## TASK STATEMENT
Pictures are not part of the copy. Retype the lines from the first one through the line that contains "(busin) at (727,204);".

· · · · ·

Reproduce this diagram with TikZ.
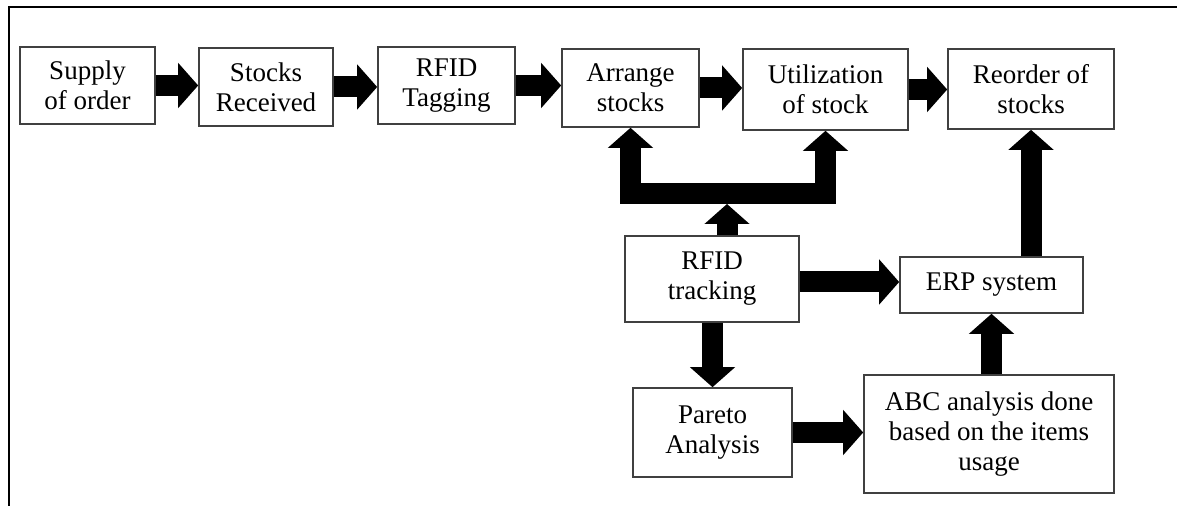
\documentclass[tikz,border=0pt]{standalone}
\usepackage{fontspec}
\setmainfont{Liberation Serif}
\usetikzlibrary{arrows.meta,positioning}
\tikzset{
  % PROCESS BOXES
  frameStep/.style={
    rectangle,
    draw=black!75,
    line width=0.8pt,
    align=center,
    inner sep=2pt
  },
  % BLOCK ARROWS
  lineBlock/.style={
    draw=black,
    line width=10.5pt,
    -{Triangle[length=10pt,width=22pt]}
  },
  % SPLIT ARROW (two heads)
  lineBlockBoth/.style={
    lineBlock,
    {Triangle[length=10pt,width=22pt]}-{Triangle[length=10pt,width=22pt]}
  }
}

\begin{document}
\begin{tikzpicture}[x=0.5pt,y=-0.5pt,font=\fontsize{13.5}{15}\selectfont]
\useasboundingbox (0,0) rectangle (1177,506);

% Frame
\draw [line width=1pt] (9,506) -- (9,7) -- (1177,7);

% Top row
\node [frameStep, minimum width=67.5pt, minimum height=38.5pt] (supply) at (87.5,85.5) {Supply\\of order};
\node [frameStep, minimum width=67pt, minimum height=39pt] (stocks) at (266,87) {Stocks\\Received};
\node [frameStep, minimum width=68.5pt, minimum height=38.5pt] (tagging) at (446.5,85.5) {RFID\\Tagging};
\node [frameStep, minimum width=68.5pt, minimum height=39pt] (arrange) at (630.5,88) {Arrange\\stocks};
\node [frameStep, minimum width=82.5pt, minimum height=40.5pt] (util) at (825.5,89.5) {Utilization\\of stock};
\node [frameStep, minimum width=83pt, minimum height=40pt] (reorder) at (1031,89) {Reorder of\\stocks};

% Lower part
\node [frameStep, minimum width=87pt, minimum height=43pt] (rfidtrack) at (712,279) {RFID\\tracking};
\node [frameStep, minimum width=91.5pt, minimum height=28pt] (erp) at (991.5,285) {ERP system};
\node [frameStep, minimum width=79.5pt, minimum height=44.5pt] (pareto) at (712.5,432.5) {Pareto\\Analysis};
\node [frameStep, minimum width=125pt, minimum height=59pt] (abc) at (989,434) {ABC analysis done\\based on the items\\usage};

% Bus coordinates
\coordinate (bus) at (712,193.5);
\coordinate (busin) at (727,204);

% Lines top row
\path [lineBlock] (supply.east) -- (supply.east -| stocks.west);
\path [lineBlock] (stocks.east) -- (stocks.east -| tagging.west);
\path [lineBlock] (tagging.east) -- (tagging.east -| arrange.west);
\path [lineBlock] (arrange.east) -- (arrange.east -| util.west);
\path [lineBlock] (util.east) -- (util.east -| reorder.west);

% Split from tracking
\path [lineBlockBoth] (arrange.south) |- (bus) -| (util.south);
\path [lineBlock] (rfidtrack.north -| busin) -- (busin);

% Lines lower part
\path [lineBlock] ([yshift=-1.5pt]rfidtrack.east) -- ([yshift=-1.5pt]rfidtrack.east -| erp.west);
\path [lineBlock] (rfidtrack.south -| pareto.north) -- (pareto.north);
\path [lineBlock] (pareto.east) -- (pareto.east -| abc.west);
\path [lineBlock] (abc.north -| erp.south) -- (erp.south);
\path [lineBlock] (erp.north -| reorder.south) -- (reorder.south);

\end{tikzpicture}
\end{document}
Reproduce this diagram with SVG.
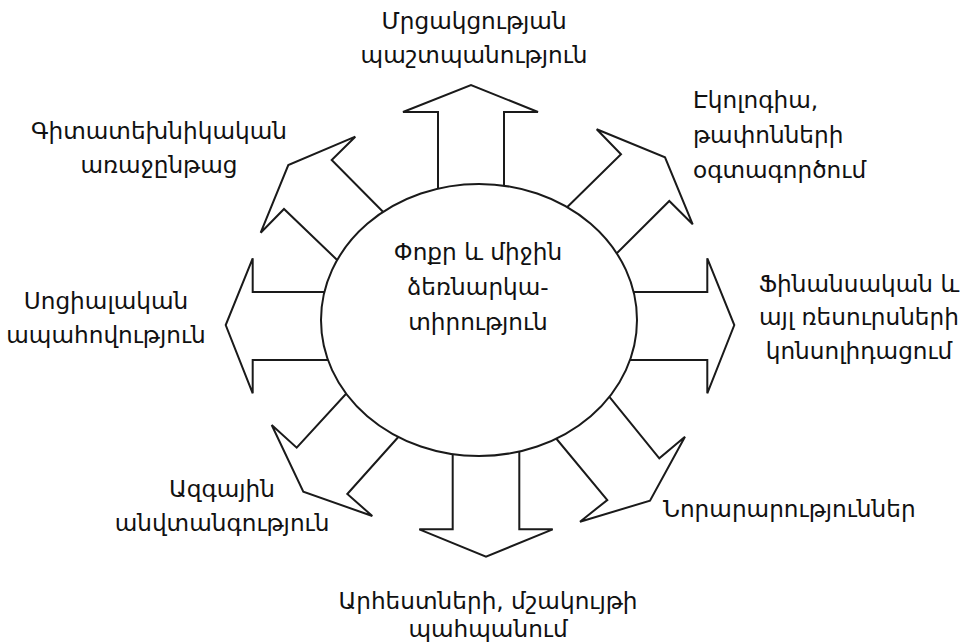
<svg xmlns="http://www.w3.org/2000/svg" width="962" height="644" viewBox="0 0 962 644">
<style>
.arrow{fill:#fff;stroke:#1a1a1a;stroke-width:2;stroke-linejoin:miter}
.hub{fill:#fff;stroke:#1a1a1a;stroke-width:2}
text{font-family:"DejaVu Sans","Noto Sans",sans-serif;font-size:23.2px;fill:#111}
.c{text-anchor:middle}
</style>
<rect width="962" height="644" fill="#fff"/>
<g id="connectors">
<polygon class="arrow" points="438,205 438,112 403,112 471,85 538,112 504,112 504,205"/>
<polygon class="arrow" points="404,233 331.7,160 355.3,136.7 288.3,165 260.7,232.7 284,209 358,280"/>
<polygon class="arrow" points="548,226 621,154.3 596.7,129.3 665,157.3 692.7,224.3 669.3,201 599,271"/>
<polygon class="arrow" points="345,292 252.7,292 252.7,258.3 225.7,325 252.7,393.3 252.7,360 345,360"/>
<polygon class="arrow" points="615,292 707.3,292 707.3,258.3 734.3,325 707.3,393.3 707.3,360 615,360"/>
<polygon class="arrow" points="367,371 296.7,447.7 271.7,425 303.3,491.7 372.3,516 347.3,494 418,415"/>
<polygon class="arrow" points="452.7,435 452.7,529.3 419.3,529.3 486,556.7 552.7,529.3 519.3,529.3 519.3,435"/>
<polygon class="arrow" points="540,419 607.3,500 580,521.7 650,500.7 685,436.7 659.3,458.3 595,379"/>
</g>
<g id="center">
<ellipse class="hub" cx="479" cy="320" rx="158" ry="136"/>
<text class="c" x="478" y="260">Փոքր և միջին</text>
<text class="c" x="478" y="295">ձեռնարկա-</text>
<text class="c" x="478" y="330">տիրություն</text>
</g>
<g id="n-top">
<text class="c" x="474" y="29">Մրցակցության</text>
<text class="c" x="474" y="63">պաշտպանություն</text>
</g>
<g id="n-topright">
<text x="693" y="108">Էկոլոգիա,</text>
<text x="693" y="143">թափոնների</text>
<text x="693" y="178">օգտագործում</text>
</g>
<g id="n-topleft">
<text class="c" x="159" y="139">Գիտատեխնիկական</text>
<text class="c" x="159" y="173">առաջընթաց</text>
</g>
<g id="n-left">
<text class="c" x="106" y="309">Սոցիալական</text>
<text class="c" x="106" y="343">ապահովություն</text>
</g>
<g id="n-right">
<text class="c" x="859" y="292">Ֆինանսական և</text>
<text class="c" x="859" y="325">այլ ռեսուրսների</text>
<text class="c" x="859" y="359">կոնսոլիդացում</text>
</g>
<g id="n-bottomleft">
<text class="c" x="222" y="497">Ազգային</text>
<text class="c" x="222" y="531">անվտանգություն</text>
</g>
<g id="n-bottomright">
<text x="663" y="517">Նորարարություններ</text>
</g>
<g id="n-bottom">
<text class="c" x="488" y="609">Արհեստների, մշակույթի</text>
<text class="c" x="488" y="637">պահպանում</text>
</g>
</svg>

· · · · ·

## FULL OUTPUT
Reproduce this diagram with TikZ.
\documentclass[tikz,border=0pt]{standalone}
\usepackage{fontspec}
\setmainfont{Liberation Serif}
\usetikzlibrary{arrows.meta,positioning}
\tikzset{
  % PROCESS BOXES
  frameStep/.style={
    rectangle,
    draw=black!75,
    line width=0.8pt,
    align=center,
    inner sep=2pt
  },
  % BLOCK ARROWS
  lineBlock/.style={
    draw=black,
    line width=10.5pt,
    -{Triangle[length=10pt,width=22pt]}
  },
  % SPLIT ARROW (two heads)
  lineBlockBoth/.style={
    lineBlock,
    {Triangle[length=10pt,width=22pt]}-{Triangle[length=10pt,width=22pt]}
  }
}

\begin{document}
\begin{tikzpicture}[x=0.5pt,y=-0.5pt,font=\fontsize{13.5}{15}\selectfont]
\useasboundingbox (0,0) rectangle (1177,506);

% Frame
\draw [line width=1pt] (9,506) -- (9,7) -- (1177,7);

% Top row
\node [frameStep, minimum width=67.5pt, minimum height=38.5pt] (supply) at (87.5,85.5) {Supply\\of order};
\node [frameStep, minimum width=67pt, minimum height=39pt] (stocks) at (266,87) {Stocks\\Received};
\node [frameStep, minimum width=68.5pt, minimum height=38.5pt] (tagging) at (446.5,85.5) {RFID\\Tagging};
\node [frameStep, minimum width=68.5pt, minimum height=39pt] (arrange) at (630.5,88) {Arrange\\stocks};
\node [frameStep, minimum width=82.5pt, minimum height=40.5pt] (util) at (825.5,89.5) {Utilization\\of stock};
\node [frameStep, minimum width=83pt, minimum height=40pt] (reorder) at (1031,89) {Reorder of\\stocks};

% Lower part
\node [frameStep, minimum width=87pt, minimum height=43pt] (rfidtrack) at (712,279) {RFID\\tracking};
\node [frameStep, minimum width=91.5pt, minimum height=28pt] (erp) at (991.5,285) {ERP system};
\node [frameStep, minimum width=79.5pt, minimum height=44.5pt] (pareto) at (712.5,432.5) {Pareto\\Analysis};
\node [frameStep, minimum width=125pt, minimum height=59pt] (abc) at (989,434) {ABC analysis done\\based on the items\\usage};

% Bus coordinates
\coordinate (bus) at (712,193.5);
\coordinate (busin) at (727,204);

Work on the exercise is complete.